*** GIVEN RECORDS ***

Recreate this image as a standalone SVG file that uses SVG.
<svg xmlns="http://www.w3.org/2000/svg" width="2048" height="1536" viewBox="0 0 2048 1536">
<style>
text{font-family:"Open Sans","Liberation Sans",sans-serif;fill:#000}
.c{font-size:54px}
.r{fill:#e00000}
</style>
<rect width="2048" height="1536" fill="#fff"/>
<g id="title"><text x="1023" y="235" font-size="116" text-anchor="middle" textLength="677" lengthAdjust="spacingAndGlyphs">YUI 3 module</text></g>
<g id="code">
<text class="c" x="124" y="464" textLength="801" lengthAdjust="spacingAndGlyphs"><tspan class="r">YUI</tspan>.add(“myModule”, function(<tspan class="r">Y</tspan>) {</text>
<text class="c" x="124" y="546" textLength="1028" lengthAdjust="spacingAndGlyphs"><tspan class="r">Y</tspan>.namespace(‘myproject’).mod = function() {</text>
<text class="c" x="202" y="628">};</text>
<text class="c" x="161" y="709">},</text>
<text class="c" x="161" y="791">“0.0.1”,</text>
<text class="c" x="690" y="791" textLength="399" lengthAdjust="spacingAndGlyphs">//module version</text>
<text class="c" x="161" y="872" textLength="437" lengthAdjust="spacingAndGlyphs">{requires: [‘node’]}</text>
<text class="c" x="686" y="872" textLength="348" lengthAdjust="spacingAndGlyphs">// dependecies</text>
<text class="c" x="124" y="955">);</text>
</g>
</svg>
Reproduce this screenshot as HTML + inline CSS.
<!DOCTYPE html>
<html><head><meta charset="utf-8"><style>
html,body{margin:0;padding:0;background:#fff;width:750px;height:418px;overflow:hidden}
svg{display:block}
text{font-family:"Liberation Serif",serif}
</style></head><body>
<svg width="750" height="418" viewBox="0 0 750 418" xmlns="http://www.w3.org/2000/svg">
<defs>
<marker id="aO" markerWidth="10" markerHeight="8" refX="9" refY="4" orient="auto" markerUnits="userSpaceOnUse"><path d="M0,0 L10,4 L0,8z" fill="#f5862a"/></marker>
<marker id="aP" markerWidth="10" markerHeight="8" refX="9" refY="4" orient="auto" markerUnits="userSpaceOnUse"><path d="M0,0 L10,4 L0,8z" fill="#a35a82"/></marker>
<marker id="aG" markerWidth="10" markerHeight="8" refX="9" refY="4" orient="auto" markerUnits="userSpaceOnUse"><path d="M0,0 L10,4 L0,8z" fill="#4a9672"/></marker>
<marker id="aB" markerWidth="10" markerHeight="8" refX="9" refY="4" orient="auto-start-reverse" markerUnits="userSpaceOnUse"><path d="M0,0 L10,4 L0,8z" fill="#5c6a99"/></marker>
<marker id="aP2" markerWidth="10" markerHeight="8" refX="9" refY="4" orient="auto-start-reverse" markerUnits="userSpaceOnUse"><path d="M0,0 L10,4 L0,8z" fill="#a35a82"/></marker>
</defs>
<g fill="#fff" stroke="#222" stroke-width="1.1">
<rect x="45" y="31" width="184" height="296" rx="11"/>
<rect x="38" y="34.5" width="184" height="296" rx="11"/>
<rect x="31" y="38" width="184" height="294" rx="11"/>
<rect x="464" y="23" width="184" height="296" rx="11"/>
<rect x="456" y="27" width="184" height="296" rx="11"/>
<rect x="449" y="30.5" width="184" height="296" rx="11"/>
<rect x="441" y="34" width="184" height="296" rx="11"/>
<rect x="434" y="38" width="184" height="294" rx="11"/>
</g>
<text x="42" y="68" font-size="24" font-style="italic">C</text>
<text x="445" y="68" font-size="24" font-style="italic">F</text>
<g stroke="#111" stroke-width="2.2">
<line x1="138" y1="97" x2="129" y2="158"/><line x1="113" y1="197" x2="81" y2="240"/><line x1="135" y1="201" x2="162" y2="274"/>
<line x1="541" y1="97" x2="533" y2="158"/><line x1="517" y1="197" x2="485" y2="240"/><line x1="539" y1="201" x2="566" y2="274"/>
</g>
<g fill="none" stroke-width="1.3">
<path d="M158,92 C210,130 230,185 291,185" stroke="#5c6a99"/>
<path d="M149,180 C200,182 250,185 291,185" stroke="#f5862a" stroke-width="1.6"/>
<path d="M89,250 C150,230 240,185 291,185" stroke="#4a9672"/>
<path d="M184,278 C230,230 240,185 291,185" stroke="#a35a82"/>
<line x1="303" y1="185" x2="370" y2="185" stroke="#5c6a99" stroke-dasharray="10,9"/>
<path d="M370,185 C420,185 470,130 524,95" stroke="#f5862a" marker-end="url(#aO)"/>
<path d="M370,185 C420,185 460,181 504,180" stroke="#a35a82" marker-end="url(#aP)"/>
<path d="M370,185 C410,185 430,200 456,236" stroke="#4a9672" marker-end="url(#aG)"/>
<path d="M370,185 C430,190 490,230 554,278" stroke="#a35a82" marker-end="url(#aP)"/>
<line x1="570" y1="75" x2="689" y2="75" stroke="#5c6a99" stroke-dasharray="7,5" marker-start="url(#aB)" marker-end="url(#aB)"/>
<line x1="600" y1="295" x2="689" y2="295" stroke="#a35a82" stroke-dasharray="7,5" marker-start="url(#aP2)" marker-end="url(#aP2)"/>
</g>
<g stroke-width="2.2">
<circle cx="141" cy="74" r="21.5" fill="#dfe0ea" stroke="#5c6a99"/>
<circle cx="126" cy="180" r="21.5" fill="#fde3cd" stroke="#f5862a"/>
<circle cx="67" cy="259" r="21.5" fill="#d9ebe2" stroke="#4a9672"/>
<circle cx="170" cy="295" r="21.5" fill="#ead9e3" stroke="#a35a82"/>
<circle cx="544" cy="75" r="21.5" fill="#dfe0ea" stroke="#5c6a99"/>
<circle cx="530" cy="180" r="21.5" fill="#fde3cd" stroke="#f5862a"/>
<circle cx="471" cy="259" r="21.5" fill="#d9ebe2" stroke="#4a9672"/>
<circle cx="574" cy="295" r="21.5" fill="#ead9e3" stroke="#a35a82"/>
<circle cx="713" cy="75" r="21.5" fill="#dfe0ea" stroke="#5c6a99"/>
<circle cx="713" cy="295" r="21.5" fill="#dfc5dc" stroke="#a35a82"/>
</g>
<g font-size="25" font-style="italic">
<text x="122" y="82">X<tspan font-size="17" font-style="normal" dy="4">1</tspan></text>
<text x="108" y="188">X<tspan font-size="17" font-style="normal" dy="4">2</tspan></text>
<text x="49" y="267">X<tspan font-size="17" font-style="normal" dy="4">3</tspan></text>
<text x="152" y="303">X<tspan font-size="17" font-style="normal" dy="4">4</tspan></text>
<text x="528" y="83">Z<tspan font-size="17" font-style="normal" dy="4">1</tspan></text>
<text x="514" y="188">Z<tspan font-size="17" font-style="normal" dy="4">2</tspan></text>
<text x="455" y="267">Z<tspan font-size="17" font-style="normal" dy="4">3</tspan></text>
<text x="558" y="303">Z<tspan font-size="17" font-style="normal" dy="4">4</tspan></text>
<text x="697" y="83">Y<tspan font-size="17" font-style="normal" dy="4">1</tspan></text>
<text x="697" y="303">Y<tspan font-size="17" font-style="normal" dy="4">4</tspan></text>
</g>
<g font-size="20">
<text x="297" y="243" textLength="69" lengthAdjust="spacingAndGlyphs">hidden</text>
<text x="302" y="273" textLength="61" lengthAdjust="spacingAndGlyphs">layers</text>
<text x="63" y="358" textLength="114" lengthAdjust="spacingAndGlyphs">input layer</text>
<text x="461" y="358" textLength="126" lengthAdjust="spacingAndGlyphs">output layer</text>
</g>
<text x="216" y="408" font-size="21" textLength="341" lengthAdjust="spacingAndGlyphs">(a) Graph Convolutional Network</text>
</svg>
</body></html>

***

*PROBLEM STATEMENT*
Transcribe all entries exactly as they are given.

*EXERCISE SOLUTION*
Recreate this image as a standalone SVG file that uses SVG.
<svg xmlns="http://www.w3.org/2000/svg" width="2048" height="1536" viewBox="0 0 2048 1536">
<style>
text{font-family:"Open Sans","Liberation Sans",sans-serif;fill:#000}
.c{font-size:54px}
.r{fill:#e00000}
</style>
<rect width="2048" height="1536" fill="#fff"/>
<g id="title"><text x="1023" y="235" font-size="116" text-anchor="middle" textLength="677" lengthAdjust="spacingAndGlyphs">YUI 3 module</text></g>
<g id="code">
<text class="c" x="124" y="464" textLength="801" lengthAdjust="spacingAndGlyphs"><tspan class="r">YUI</tspan>.add(“myModule”, function(<tspan class="r">Y</tspan>) {</text>
<text class="c" x="124" y="546" textLength="1028" lengthAdjust="spacingAndGlyphs"><tspan class="r">Y</tspan>.namespace(‘myproject’).mod = function() {</text>
<text class="c" x="202" y="628">};</text>
<text class="c" x="161" y="709">},</text>
<text class="c" x="161" y="791">“0.0.1”,</text>
<text class="c" x="690" y="791" textLength="399" lengthAdjust="spacingAndGlyphs">//module version</text>
<text class="c" x="161" y="872" textLength="437" lengthAdjust="spacingAndGlyphs">{requires: [‘node’]}</text>
<text class="c" x="686" y="872" textLength="348" lengthAdjust="spacingAndGlyphs">// dependecies</text>
<text class="c" x="124" y="955">);</text>
</g>
</svg>
Reproduce this screenshot as HTML + inline CSS.
<!DOCTYPE html>
<html><head><meta charset="utf-8"><style>
html,body{margin:0;padding:0;background:#fff;width:750px;height:418px;overflow:hidden}
svg{display:block}
text{font-family:"Liberation Serif",serif}
</style></head><body>
<svg width="750" height="418" viewBox="0 0 750 418" xmlns="http://www.w3.org/2000/svg">
<defs>
<marker id="aO" markerWidth="10" markerHeight="8" refX="9" refY="4" orient="auto" markerUnits="userSpaceOnUse"><path d="M0,0 L10,4 L0,8z" fill="#f5862a"/></marker>
<marker id="aP" markerWidth="10" markerHeight="8" refX="9" refY="4" orient="auto" markerUnits="userSpaceOnUse"><path d="M0,0 L10,4 L0,8z" fill="#a35a82"/></marker>
<marker id="aG" markerWidth="10" markerHeight="8" refX="9" refY="4" orient="auto" markerUnits="userSpaceOnUse"><path d="M0,0 L10,4 L0,8z" fill="#4a9672"/></marker>
<marker id="aB" markerWidth="10" markerHeight="8" refX="9" refY="4" orient="auto-start-reverse" markerUnits="userSpaceOnUse"><path d="M0,0 L10,4 L0,8z" fill="#5c6a99"/></marker>
<marker id="aP2" markerWidth="10" markerHeight="8" refX="9" refY="4" orient="auto-start-reverse" markerUnits="userSpaceOnUse"><path d="M0,0 L10,4 L0,8z" fill="#a35a82"/></marker>
</defs>
<g fill="#fff" stroke="#222" stroke-width="1.1">
<rect x="45" y="31" width="184" height="296" rx="11"/>
<rect x="38" y="34.5" width="184" height="296" rx="11"/>
<rect x="31" y="38" width="184" height="294" rx="11"/>
<rect x="464" y="23" width="184" height="296" rx="11"/>
<rect x="456" y="27" width="184" height="296" rx="11"/>
<rect x="449" y="30.5" width="184" height="296" rx="11"/>
<rect x="441" y="34" width="184" height="296" rx="11"/>
<rect x="434" y="38" width="184" height="294" rx="11"/>
</g>
<text x="42" y="68" font-size="24" font-style="italic">C</text>
<text x="445" y="68" font-size="24" font-style="italic">F</text>
<g stroke="#111" stroke-width="2.2">
<line x1="138" y1="97" x2="129" y2="158"/><line x1="113" y1="197" x2="81" y2="240"/><line x1="135" y1="201" x2="162" y2="274"/>
<line x1="541" y1="97" x2="533" y2="158"/><line x1="517" y1="197" x2="485" y2="240"/><line x1="539" y1="201" x2="566" y2="274"/>
</g>
<g fill="none" stroke-width="1.3">
<path d="M158,92 C210,130 230,185 291,185" stroke="#5c6a99"/>
<path d="M149,180 C200,182 250,185 291,185" stroke="#f5862a" stroke-width="1.6"/>
<path d="M89,250 C150,230 240,185 291,185" stroke="#4a9672"/>
<path d="M184,278 C230,230 240,185 291,185" stroke="#a35a82"/>
<line x1="303" y1="185" x2="370" y2="185" stroke="#5c6a99" stroke-dasharray="10,9"/>
<path d="M370,185 C420,185 470,130 524,95" stroke="#f5862a" marker-end="url(#aO)"/>
<path d="M370,185 C420,185 460,181 504,180" stroke="#a35a82" marker-end="url(#aP)"/>
<path d="M370,185 C410,185 430,200 456,236" stroke="#4a9672" marker-end="url(#aG)"/>
<path d="M370,185 C430,190 490,230 554,278" stroke="#a35a82" marker-end="url(#aP)"/>
<line x1="570" y1="75" x2="689" y2="75" stroke="#5c6a99" stroke-dasharray="7,5" marker-start="url(#aB)" marker-end="url(#aB)"/>
<line x1="600" y1="295" x2="689" y2="295" stroke="#a35a82" stroke-dasharray="7,5" marker-start="url(#aP2)" marker-end="url(#aP2)"/>
</g>
<g stroke-width="2.2">
<circle cx="141" cy="74" r="21.5" fill="#dfe0ea" stroke="#5c6a99"/>
<circle cx="126" cy="180" r="21.5" fill="#fde3cd" stroke="#f5862a"/>
<circle cx="67" cy="259" r="21.5" fill="#d9ebe2" stroke="#4a9672"/>
<circle cx="170" cy="295" r="21.5" fill="#ead9e3" stroke="#a35a82"/>
<circle cx="544" cy="75" r="21.5" fill="#dfe0ea" stroke="#5c6a99"/>
<circle cx="530" cy="180" r="21.5" fill="#fde3cd" stroke="#f5862a"/>
<circle cx="471" cy="259" r="21.5" fill="#d9ebe2" stroke="#4a9672"/>
<circle cx="574" cy="295" r="21.5" fill="#ead9e3" stroke="#a35a82"/>
<circle cx="713" cy="75" r="21.5" fill="#dfe0ea" stroke="#5c6a99"/>
<circle cx="713" cy="295" r="21.5" fill="#dfc5dc" stroke="#a35a82"/>
</g>
<g font-size="25" font-style="italic">
<text x="122" y="82">X<tspan font-size="17" font-style="normal" dy="4">1</tspan></text>
<text x="108" y="188">X<tspan font-size="17" font-style="normal" dy="4">2</tspan></text>
<text x="49" y="267">X<tspan font-size="17" font-style="normal" dy="4">3</tspan></text>
<text x="152" y="303">X<tspan font-size="17" font-style="normal" dy="4">4</tspan></text>
<text x="528" y="83">Z<tspan font-size="17" font-style="normal" dy="4">1</tspan></text>
<text x="514" y="188">Z<tspan font-size="17" font-style="normal" dy="4">2</tspan></text>
<text x="455" y="267">Z<tspan font-size="17" font-style="normal" dy="4">3</tspan></text>
<text x="558" y="303">Z<tspan font-size="17" font-style="normal" dy="4">4</tspan></text>
<text x="697" y="83">Y<tspan font-size="17" font-style="normal" dy="4">1</tspan></text>
<text x="697" y="303">Y<tspan font-size="17" font-style="normal" dy="4">4</tspan></text>
</g>
<g font-size="20">
<text x="297" y="243" textLength="69" lengthAdjust="spacingAndGlyphs">hidden</text>
<text x="302" y="273" textLength="61" lengthAdjust="spacingAndGlyphs">layers</text>
<text x="63" y="358" textLength="114" lengthAdjust="spacingAndGlyphs">input layer</text>
<text x="461" y="358" textLength="126" lengthAdjust="spacingAndGlyphs">output layer</text>
</g>
<text x="216" y="408" font-size="21" textLength="341" lengthAdjust="spacingAndGlyphs">(a) Graph Convolutional Network</text>
</svg>
</body></html>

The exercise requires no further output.